> Source excerpt:
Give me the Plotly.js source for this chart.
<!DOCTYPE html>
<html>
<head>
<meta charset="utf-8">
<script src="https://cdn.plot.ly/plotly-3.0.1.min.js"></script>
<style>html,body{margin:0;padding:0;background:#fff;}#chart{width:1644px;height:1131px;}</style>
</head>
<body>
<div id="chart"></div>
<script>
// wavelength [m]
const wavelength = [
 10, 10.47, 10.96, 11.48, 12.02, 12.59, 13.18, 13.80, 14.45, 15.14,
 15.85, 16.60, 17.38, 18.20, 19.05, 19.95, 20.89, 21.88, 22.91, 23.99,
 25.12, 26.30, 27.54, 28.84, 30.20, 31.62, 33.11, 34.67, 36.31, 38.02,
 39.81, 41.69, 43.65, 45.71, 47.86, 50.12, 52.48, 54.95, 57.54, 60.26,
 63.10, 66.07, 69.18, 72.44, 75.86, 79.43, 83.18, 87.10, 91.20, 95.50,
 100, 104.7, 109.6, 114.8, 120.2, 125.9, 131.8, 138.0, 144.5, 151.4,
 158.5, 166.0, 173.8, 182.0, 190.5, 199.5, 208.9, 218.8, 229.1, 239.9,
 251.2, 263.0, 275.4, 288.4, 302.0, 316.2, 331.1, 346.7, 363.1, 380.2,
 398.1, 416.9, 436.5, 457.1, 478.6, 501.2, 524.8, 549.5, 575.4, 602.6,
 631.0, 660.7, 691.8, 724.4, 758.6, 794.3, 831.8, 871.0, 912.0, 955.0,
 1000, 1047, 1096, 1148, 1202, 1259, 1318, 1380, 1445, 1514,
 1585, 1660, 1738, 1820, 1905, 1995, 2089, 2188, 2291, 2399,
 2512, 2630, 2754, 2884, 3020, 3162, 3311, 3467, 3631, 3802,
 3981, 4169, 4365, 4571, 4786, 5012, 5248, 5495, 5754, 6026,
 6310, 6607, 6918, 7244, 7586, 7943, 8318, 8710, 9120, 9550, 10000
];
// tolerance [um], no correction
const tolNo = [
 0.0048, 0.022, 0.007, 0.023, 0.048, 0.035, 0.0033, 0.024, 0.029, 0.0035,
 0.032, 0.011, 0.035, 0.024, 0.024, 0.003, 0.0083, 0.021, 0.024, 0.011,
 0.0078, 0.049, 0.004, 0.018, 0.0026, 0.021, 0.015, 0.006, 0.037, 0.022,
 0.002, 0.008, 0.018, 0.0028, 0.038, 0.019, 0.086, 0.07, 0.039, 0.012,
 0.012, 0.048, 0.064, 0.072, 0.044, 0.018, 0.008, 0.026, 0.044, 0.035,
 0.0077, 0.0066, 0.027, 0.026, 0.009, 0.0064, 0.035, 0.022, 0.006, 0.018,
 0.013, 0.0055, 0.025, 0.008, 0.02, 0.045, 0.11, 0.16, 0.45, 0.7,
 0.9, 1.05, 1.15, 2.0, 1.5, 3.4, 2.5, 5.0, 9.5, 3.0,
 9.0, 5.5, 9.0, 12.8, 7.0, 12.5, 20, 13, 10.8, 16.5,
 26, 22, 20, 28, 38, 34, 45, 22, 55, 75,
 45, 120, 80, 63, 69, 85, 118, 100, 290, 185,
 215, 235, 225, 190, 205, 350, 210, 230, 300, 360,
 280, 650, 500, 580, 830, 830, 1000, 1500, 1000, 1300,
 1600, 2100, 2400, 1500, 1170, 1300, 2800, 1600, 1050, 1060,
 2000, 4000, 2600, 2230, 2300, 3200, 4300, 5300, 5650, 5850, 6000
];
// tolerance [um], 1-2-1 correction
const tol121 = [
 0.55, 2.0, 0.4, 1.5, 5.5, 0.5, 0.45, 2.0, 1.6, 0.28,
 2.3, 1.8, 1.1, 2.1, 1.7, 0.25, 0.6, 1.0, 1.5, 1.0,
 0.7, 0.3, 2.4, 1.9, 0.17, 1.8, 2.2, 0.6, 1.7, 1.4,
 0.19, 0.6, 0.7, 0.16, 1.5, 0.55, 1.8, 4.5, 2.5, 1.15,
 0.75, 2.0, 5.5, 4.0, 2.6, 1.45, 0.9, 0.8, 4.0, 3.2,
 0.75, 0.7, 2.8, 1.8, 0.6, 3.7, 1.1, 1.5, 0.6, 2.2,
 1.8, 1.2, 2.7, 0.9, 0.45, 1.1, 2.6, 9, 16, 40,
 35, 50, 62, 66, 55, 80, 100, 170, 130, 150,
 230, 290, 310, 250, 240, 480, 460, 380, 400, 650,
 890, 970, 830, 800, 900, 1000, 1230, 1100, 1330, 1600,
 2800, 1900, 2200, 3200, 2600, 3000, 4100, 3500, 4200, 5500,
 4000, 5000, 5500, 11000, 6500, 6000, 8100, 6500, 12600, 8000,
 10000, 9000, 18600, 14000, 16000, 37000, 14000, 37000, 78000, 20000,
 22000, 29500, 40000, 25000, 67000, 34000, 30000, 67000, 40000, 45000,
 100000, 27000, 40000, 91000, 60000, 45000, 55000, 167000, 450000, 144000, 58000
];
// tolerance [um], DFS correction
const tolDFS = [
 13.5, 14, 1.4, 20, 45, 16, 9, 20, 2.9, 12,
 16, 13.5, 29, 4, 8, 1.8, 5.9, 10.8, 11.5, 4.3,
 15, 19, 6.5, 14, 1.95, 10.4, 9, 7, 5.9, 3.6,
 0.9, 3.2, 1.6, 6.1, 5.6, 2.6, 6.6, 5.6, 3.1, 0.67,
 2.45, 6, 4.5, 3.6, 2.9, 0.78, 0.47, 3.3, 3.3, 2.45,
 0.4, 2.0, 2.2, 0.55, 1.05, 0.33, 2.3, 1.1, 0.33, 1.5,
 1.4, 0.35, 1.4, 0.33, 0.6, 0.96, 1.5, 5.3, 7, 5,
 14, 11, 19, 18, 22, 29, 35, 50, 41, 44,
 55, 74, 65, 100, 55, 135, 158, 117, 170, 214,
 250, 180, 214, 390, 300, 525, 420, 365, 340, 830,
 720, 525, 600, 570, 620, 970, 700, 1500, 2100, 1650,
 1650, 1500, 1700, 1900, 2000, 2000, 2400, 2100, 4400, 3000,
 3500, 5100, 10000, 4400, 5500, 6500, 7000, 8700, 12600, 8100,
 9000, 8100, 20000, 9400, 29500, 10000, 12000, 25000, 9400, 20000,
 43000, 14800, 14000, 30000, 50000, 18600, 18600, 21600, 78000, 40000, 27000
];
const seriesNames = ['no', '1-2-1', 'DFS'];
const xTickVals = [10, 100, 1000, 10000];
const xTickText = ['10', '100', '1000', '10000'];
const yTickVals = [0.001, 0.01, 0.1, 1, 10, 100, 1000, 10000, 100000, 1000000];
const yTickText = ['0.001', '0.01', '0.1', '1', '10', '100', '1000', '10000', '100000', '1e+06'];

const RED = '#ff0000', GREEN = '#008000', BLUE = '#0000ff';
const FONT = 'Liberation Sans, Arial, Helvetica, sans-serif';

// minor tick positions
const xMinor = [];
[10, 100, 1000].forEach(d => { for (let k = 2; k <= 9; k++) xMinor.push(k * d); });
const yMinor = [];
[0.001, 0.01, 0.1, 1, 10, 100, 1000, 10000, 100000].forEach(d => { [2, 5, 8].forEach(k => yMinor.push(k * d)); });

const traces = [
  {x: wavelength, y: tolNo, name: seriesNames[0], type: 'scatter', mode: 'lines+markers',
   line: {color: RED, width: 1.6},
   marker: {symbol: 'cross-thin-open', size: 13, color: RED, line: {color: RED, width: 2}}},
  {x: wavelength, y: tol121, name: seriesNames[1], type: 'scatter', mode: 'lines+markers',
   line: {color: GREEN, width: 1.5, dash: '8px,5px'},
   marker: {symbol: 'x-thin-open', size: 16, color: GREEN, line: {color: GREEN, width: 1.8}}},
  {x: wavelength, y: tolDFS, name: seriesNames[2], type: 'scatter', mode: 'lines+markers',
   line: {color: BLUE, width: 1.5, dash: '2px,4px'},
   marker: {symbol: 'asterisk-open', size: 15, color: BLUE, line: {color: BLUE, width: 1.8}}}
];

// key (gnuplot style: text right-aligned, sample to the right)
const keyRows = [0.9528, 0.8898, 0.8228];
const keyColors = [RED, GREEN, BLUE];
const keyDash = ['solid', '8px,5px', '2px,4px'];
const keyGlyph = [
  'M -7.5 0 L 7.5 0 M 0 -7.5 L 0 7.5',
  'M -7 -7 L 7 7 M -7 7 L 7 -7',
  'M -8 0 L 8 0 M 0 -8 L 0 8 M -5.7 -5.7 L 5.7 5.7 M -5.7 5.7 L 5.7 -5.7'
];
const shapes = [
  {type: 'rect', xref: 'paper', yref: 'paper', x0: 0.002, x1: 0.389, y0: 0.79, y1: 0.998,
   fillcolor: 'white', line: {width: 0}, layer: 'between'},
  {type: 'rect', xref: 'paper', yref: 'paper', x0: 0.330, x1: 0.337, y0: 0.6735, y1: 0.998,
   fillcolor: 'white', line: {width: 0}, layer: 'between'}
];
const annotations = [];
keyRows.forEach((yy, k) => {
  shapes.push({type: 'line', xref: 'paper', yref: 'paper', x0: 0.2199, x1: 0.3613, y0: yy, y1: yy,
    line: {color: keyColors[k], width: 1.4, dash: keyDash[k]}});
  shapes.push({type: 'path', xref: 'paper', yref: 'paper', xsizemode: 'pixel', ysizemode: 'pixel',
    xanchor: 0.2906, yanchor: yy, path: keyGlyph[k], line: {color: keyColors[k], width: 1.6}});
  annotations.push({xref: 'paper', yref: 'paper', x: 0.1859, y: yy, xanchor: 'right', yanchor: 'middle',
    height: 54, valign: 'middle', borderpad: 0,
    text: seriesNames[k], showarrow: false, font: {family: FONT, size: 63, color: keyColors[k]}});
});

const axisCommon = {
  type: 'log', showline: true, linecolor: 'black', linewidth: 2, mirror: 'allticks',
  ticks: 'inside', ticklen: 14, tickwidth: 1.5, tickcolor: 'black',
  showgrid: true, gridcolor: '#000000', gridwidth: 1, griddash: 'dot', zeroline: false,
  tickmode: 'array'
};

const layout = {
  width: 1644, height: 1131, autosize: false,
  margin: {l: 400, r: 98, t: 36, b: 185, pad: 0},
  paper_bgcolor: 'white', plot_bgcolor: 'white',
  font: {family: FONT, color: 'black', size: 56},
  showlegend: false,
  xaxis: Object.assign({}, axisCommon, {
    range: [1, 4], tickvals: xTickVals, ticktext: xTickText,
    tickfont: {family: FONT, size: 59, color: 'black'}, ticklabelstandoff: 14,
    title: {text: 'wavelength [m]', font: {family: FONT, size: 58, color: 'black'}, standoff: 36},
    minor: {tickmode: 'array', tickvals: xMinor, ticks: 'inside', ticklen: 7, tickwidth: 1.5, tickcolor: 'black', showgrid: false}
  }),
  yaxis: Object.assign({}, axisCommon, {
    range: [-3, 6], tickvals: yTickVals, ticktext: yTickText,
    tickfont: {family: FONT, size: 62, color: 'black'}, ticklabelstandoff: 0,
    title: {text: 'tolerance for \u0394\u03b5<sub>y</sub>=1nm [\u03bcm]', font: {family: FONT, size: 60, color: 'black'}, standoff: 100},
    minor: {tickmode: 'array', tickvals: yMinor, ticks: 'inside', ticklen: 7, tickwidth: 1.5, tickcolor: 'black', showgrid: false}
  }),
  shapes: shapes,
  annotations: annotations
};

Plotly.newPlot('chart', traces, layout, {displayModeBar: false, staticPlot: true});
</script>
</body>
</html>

> Do this: Copy each line of the data above that holds "chart".

> Solution below:
Give me the Plotly.js source for this chart.
<style>html,body{margin:0;padding:0;background:#fff;}#chart{width:1644px;height:1131px;}</style>
<div id="chart"></div>
Plotly.newPlot('chart', traces, layout, {displayModeBar: false, staticPlot: true});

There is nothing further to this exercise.